Arthur Burgess, Woodbridge, N. J., William Costopoulos, Lemoyne, Pa., Michael Kennedy, New York City, Carl R. Mapel, Lemoyne, Pa., Nino Tinari, William D. Harris, Philadelphia, Pa., Ward F. Clark, Doylestown, Pa., Edward A. Savastio, Upper Darby, Pa., Richard Meltzer, Philadelphia, Pa., Lawrence J. DiAngelus, Upper Darby, Pa., Jeffrey M. Miller, Philadelphia, Pa., for defendants.

MEMORANDUM AND ORDER

NEALON, Chief Judge.

Defendants in this three-count indictment have filed individual and omnibus motions1 to suppress the fruits of "electronic surveillance" and to suppress the fruits of allegedly illegal arrests, searches, and seizures.2 Defendants are charged with conspiracy, importation of a controlled substance, and possession of a controlled substance (marijuana): all defendants are charged in the conspiracy and importation counts, see 18 U.S.C. § 2; 21 U.S.C. §§ 952, 960 & 963; only defendants Tussell and Sadowsky are charged in the possession count, see 21 U.S.C. § 955. These charges are the result of arrests, searches, and seizures made at or in the vicinity of an airport in Mount Pocono, Pa. after an unscheduled landing by a DC-6 in the early morning hours of December 13, 1976. Arrested at or in the vicinity of the airport were defendants Tussell, Sadowsky, Laurie, Whalen, Massaro, Cutler, Nils Nelson, and Powell. The aircraft was traced with the assistance of an electronic tracking device known as a "transponder" that had been surreptiously installed in the plane by a Customs Agent. An evidentiary hearing was held on July 28, 1977 to consider the suppression motions.

Since the arrests, searches, and seizures were conducted without warrants, the government had the burden at the hearing of going forward with its proof. See Bumper v. North Carolina, 391 U.S. 543, 548, 88 S.Ct. 1788, 20 L.Ed.2d 797 (1968); 5 L. Orfield, Criminal Procedure under the Federal Rules § 41.54, at 744 & n. 13.5 (Supp.1976). The government's evidence consisted of three exhibits and the testimony of two Customs Agents (William Hamilton and Charles Wunder) and two Pennsylvania State Troopers assigned temporarily to Customs. The government did not produce, and was not required to produce, the informant who purportedly consented to the installation of the transponder and who piloted the plane. See McCray v. Illinois, 386 U.S. 300, 87 S.Ct. 1056, 18 L.Ed.2d 62 (1967); United States v. Freund, 525 F.2d 873, 876-77 (5th Cir. 1976) (unidentified informant).

The testimony heard often contained elements of hearsay which might have been excluded at trial but which I allowed for whatever probative value that testimony had. This is permissible at a suppression hearing without regard to the matter in issue, although the court remains obligated to weigh the evidence and discount that which is less reliable.3 See Fed.R.Evid. 104(a) & 1101(d)(1); United States v. Matlock, 415 U.S. 164, 172-75, 94 S.Ct. 988, 39 L.Ed.2d 242 (1974); United States v. Lee, 541 F.2d 1145 (5th Cir. 1976). Defendants offered no testimony or evidence of their own.

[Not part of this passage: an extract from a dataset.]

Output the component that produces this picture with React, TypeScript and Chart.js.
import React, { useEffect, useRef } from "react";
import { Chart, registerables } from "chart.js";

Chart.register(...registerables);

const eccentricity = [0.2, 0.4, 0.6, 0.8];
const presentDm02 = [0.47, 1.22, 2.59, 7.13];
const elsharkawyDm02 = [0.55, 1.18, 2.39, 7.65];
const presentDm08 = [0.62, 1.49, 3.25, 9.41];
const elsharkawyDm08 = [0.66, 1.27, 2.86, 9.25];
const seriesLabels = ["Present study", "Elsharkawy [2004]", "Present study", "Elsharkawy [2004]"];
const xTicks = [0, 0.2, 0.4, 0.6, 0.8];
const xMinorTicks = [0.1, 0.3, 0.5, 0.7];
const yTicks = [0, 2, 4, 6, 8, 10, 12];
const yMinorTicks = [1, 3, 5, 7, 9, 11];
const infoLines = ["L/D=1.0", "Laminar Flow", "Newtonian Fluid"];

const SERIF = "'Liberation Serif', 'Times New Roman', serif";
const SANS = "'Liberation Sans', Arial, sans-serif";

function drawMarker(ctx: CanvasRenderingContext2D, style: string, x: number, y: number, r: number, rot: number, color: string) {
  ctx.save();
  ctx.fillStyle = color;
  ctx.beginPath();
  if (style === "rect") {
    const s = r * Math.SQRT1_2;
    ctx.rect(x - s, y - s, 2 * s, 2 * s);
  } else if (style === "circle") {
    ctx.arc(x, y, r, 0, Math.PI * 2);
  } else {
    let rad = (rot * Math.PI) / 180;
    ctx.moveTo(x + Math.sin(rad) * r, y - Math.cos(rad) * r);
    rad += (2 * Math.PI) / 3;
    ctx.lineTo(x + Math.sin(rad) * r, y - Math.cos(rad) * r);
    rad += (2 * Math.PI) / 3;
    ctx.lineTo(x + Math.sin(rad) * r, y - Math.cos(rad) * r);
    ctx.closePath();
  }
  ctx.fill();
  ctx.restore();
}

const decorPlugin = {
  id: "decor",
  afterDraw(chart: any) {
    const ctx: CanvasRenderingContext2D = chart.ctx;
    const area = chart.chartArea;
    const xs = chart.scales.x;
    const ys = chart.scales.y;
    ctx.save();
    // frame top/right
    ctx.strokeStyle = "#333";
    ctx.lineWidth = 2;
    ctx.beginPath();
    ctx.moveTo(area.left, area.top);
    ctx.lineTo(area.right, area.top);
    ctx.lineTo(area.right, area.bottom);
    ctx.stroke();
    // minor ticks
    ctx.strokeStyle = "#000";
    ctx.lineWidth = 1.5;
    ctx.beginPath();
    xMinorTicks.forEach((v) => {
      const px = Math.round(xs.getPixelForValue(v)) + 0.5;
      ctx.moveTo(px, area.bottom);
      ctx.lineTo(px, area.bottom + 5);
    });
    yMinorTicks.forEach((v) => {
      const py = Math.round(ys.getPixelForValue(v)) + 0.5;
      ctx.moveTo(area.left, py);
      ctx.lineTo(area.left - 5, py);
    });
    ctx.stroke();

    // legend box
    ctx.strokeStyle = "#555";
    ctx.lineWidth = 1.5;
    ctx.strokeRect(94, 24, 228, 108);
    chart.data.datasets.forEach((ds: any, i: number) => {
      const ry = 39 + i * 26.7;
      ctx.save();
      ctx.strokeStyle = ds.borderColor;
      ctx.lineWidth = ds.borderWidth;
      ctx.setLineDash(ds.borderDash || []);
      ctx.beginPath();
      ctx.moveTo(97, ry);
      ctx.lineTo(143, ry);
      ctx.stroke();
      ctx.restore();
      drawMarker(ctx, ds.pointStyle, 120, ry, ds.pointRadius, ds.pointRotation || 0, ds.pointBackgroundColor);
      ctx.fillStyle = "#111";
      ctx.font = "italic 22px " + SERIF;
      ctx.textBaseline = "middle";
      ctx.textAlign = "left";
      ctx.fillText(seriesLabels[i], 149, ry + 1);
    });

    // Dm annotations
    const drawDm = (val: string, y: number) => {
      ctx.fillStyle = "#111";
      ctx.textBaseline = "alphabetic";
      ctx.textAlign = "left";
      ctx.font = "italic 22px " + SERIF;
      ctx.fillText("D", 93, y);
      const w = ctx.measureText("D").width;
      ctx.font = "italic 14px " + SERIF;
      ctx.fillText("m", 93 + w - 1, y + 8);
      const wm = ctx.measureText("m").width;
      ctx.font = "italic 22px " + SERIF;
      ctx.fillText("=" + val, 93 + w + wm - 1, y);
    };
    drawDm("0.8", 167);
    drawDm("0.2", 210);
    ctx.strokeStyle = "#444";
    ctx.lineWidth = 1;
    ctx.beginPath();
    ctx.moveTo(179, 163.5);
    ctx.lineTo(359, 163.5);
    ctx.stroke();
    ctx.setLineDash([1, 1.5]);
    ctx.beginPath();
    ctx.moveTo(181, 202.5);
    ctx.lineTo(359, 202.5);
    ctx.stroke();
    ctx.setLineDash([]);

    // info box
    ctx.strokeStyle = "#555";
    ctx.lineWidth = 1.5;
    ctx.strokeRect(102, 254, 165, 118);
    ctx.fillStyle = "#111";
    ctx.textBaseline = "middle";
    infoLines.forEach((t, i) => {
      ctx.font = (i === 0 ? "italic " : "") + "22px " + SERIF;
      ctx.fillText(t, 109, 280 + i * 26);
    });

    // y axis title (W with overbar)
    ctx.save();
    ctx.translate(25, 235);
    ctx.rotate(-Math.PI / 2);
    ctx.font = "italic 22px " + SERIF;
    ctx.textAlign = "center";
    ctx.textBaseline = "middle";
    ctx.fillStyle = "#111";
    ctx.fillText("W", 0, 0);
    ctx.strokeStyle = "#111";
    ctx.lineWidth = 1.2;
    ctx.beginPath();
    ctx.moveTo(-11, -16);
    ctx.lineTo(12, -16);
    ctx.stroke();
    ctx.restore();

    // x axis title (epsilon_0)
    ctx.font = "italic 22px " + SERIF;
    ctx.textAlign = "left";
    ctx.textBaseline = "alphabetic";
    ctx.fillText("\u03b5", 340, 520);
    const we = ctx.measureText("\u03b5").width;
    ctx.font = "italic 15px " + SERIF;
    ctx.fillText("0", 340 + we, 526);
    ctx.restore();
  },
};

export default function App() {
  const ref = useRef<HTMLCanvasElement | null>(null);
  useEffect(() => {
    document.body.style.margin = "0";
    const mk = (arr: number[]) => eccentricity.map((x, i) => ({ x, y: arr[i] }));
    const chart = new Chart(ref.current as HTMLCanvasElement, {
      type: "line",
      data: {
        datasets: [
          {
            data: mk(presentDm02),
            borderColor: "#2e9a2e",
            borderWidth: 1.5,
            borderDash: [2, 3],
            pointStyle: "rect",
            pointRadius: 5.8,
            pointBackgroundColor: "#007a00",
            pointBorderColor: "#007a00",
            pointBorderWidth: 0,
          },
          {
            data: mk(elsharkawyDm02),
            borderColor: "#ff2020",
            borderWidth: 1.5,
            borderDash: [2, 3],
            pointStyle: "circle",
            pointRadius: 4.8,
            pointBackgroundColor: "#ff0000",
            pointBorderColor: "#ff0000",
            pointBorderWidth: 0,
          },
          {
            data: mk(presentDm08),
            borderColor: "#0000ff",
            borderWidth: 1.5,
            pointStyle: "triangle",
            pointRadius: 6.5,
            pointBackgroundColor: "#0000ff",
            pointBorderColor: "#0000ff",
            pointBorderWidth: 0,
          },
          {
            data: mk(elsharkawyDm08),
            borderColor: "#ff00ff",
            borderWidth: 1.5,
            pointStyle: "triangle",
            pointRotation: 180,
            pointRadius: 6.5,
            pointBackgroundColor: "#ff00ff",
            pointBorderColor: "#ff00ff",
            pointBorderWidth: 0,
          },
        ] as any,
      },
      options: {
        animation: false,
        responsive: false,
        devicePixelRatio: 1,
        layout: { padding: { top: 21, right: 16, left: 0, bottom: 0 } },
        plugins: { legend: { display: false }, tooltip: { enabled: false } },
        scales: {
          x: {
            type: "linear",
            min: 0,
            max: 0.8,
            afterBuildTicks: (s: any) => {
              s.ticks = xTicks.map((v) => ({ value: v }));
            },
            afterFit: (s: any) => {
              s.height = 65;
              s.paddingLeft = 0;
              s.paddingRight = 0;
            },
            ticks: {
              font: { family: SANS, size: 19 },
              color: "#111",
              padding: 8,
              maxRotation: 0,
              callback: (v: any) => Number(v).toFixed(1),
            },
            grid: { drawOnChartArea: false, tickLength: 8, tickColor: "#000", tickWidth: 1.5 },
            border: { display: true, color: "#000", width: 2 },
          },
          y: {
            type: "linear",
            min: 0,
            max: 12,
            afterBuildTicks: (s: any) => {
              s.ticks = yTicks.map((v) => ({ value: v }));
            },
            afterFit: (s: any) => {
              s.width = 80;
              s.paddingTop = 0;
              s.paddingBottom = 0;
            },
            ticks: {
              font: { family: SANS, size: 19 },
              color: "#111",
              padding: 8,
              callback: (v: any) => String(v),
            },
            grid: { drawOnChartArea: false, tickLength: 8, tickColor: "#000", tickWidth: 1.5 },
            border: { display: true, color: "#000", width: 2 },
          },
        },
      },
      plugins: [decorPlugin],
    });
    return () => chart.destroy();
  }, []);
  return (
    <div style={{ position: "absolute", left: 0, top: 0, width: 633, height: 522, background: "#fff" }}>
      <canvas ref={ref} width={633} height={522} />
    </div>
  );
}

Consent relating to the installation of the transponder was the primary issue that involved hearsay testimony. In this case neither the government nor the defendants called the aircraft's pilot, who had allegedly given consent.4 Defendants argued at the hearing that the nature of consent requires first hand testimony from the person allegedly giving consent. The Federal Rules of Evidence, however, make no such distinction and permit the use of hearsay testimony without regard to the issue involved. See Fed.R.Evid. 104(a) & 1101(d)(1); Matlock, 415 U.S. at 172-75, 94 S.Ct. 988; Lee, 541 F.2d at 1146. Moreover, in cases where the consent of a defendant is in issue, it is obvious that, although the government cannot compel the defendant's testimony, the court is not disabled from nevertheless determining defendant's consent. The crucial question is not what the matter in issue is but rather what probative value the proffered testimony has.

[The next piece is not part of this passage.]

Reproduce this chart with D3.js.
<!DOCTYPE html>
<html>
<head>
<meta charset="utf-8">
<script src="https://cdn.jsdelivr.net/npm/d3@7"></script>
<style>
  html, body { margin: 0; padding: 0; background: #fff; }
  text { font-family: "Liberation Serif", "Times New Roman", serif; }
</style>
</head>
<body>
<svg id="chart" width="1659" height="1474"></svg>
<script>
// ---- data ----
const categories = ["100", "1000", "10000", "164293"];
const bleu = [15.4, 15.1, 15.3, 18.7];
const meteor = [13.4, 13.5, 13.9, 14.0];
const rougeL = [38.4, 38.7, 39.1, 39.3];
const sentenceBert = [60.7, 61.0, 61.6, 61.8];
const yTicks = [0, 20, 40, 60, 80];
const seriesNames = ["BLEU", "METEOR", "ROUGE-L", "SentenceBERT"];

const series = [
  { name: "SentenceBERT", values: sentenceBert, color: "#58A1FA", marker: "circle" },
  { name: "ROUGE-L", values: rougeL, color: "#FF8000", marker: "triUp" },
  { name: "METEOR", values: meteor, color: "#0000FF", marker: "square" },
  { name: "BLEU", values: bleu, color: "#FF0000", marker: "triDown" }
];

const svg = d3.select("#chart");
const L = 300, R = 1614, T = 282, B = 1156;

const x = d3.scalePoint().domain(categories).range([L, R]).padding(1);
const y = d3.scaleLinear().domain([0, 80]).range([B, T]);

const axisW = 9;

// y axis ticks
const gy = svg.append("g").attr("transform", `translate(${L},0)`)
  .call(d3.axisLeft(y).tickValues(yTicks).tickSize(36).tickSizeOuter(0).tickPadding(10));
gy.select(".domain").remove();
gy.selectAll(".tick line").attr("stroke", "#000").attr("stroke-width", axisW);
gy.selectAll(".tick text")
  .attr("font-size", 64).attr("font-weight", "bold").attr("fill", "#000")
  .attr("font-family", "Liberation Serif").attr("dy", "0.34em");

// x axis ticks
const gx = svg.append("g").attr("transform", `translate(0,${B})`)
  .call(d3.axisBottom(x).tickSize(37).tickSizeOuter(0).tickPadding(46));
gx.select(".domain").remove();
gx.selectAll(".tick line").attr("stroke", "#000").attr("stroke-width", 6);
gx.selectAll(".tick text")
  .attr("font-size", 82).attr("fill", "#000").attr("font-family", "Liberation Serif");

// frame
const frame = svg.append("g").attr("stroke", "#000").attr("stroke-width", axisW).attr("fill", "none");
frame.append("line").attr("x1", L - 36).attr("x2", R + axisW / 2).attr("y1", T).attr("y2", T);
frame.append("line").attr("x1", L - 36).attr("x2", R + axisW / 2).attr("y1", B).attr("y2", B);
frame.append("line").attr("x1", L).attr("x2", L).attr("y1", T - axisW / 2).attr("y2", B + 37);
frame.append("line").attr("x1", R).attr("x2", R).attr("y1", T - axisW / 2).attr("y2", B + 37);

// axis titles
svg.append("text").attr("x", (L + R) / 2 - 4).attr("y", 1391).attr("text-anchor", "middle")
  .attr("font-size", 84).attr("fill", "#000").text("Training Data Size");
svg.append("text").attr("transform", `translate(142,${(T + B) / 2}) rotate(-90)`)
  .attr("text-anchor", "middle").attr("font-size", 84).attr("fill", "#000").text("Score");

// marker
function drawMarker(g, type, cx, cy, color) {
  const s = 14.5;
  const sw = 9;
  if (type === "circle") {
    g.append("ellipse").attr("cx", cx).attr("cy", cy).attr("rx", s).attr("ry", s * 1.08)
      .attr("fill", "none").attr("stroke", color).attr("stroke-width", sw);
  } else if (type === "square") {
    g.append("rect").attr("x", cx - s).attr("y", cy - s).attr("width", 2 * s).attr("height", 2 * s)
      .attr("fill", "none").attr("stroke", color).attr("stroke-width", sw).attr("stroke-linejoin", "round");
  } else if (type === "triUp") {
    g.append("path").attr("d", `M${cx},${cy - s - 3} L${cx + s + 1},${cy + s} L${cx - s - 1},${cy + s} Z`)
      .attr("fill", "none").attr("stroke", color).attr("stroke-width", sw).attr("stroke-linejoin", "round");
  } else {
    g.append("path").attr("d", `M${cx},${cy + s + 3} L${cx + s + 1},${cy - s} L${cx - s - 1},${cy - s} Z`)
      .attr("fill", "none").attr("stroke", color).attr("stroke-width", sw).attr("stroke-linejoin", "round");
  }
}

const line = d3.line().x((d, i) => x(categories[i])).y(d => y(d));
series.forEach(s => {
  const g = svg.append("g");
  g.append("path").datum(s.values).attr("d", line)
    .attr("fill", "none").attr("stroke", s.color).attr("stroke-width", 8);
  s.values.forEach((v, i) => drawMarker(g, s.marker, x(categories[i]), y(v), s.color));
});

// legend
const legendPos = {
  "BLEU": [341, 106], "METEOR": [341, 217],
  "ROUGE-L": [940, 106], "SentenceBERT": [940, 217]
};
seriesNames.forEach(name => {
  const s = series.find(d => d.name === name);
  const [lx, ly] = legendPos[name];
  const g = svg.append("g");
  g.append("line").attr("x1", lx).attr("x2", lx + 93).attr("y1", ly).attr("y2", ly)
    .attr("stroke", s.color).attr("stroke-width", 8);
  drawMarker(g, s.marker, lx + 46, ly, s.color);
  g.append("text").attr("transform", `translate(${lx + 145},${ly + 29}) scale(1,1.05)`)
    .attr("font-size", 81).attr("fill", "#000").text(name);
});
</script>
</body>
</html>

The hearing consumed day and evening sessions on July 28, 1977; the hearing transcript consists of more than 400 pages of testimony. At the close of the hearing I set a schedule for the filing of post-hearing briefs supporting and opposing the motions to suppress. At defendants' request, a brief filed September 12, 1977 by counsel for defendant LaBate is being treated as an omnibus brief filed on behalf of all defendants. In addition, individual briefs were filed by defendants Tussell and Mike Nelson. The government sought and received an extension of time within which to respond; its opposing brief was filed October 13. Defendant LaBate sought and received an extension of time within which to file a reply brief; this brief was filed November 3. The suppression motions are now ripe for determination, and they will be denied for the reasons that follow.

Finding of Fact

On or about November 3, 1976, Charles Wunder, an Agent for the United States Customs Service working on various investigations in the Mount Pocono, Pa. area, was approached by the manager of the Mount Pocono Airport. The manager, a Mr. Carl Nassauer, advised Wunder that he had been contacted by certain persons in an effort to enlist his cooperation for illegal activities. Throughout early November, Wunder testified, Nassauer was in frequent communication with him on a confidential basis. Nassauer had been told by these persons that a large plane would require a landing place in an isolated area of the airport, that 600 gallons of fuel would be needed,5 that the plane would be involved in some unloading described as being a "little bit illegal" because of the lack of federally required unloading certificates, and that he would be well taken care of for his help. The money for the purchase of the fuel was brought to Nassauer by a person who flew in specially from Florida for that purpose. (N.T. 188, 193, 226, 236-38, 274-75, 326-28). Sometime after November 12, 1976, Nassauer communicated to Wunder his belief that the unloading might involve marijuana. (N.T. 239, 334). The financial backing the operation was receiving caused Wunder to believe also that narcotics were likely to be involved. (N.T. 238).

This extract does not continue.